The shift from perimeter-based defenses to identity- and context-driven security is accelerating across enterprise networks. Zero Trust combined with Secure Access Service Edge (SASE) principles offers a pragmatic path to protect distributed users, cloud workloads, and branch offices while simplifying operations and improving user experience.

Why Zero Trust + SASE matters
Traditional VPNs and network perimeters no longer match modern work patterns. Employees access corporate resources from personal devices, cloud services, and public networks. Zero Trust reduces risk by requiring continuous verification—never assuming trust just because a device is on the corporate network.

SASE complements this by converging networking (SD-WAN) with cloud-delivered security services—secure web gateway, cloud access security broker (CASB), firewall-as-a-service, and zero trust network access (ZTNA)—so security follows the user wherever they connect.
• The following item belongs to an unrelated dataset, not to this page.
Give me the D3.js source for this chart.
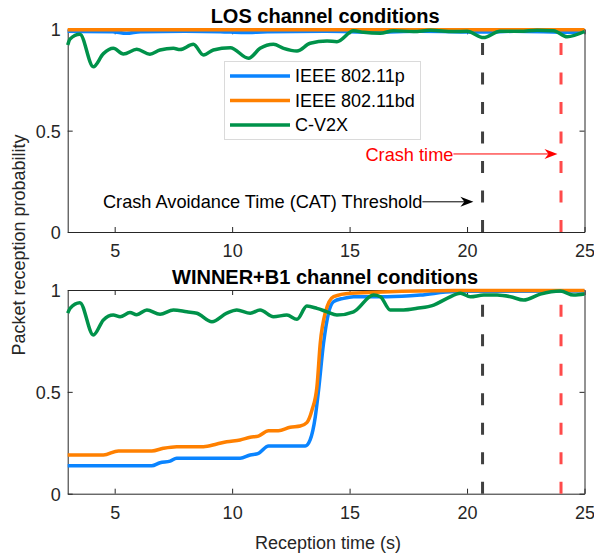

Core components to prioritize
– Identity and access management: Strong single sign-on, multi-factor authentication, and role-based/attribute-based access control form the foundation. Identity becomes the new perimeter.
– Device posture and telemetry: Validate device health, patch status, and configuration before granting access. Continuous posture checks reduce lateral movement.
– Least privilege and microsegmentation: Limit access to only the necessary resources. Microsegmentation of workloads and apps reduces blast radius when breaches occur.
– Cloud-delivered security stack: Move inspection, policy enforcement, and threat prevention closer to users via SASE services to lower latency and centralize control.
– Visibility and analytics: Unified telemetry across network, endpoint, and cloud makes policy decisions smarter and incident response faster.

Practical migration steps
1. Map and classify assets and apps: Identify critical apps, data flows, and high-risk users to prioritize early wins.
2. Strengthen identity hygiene: Consolidate identity providers, enforce MFA, and clean up stale privileges before shifting access controls.
3. Pilot ZTNA for selected applications: Replace remote access to non-critical apps first to refine policy and measure user impact.
4.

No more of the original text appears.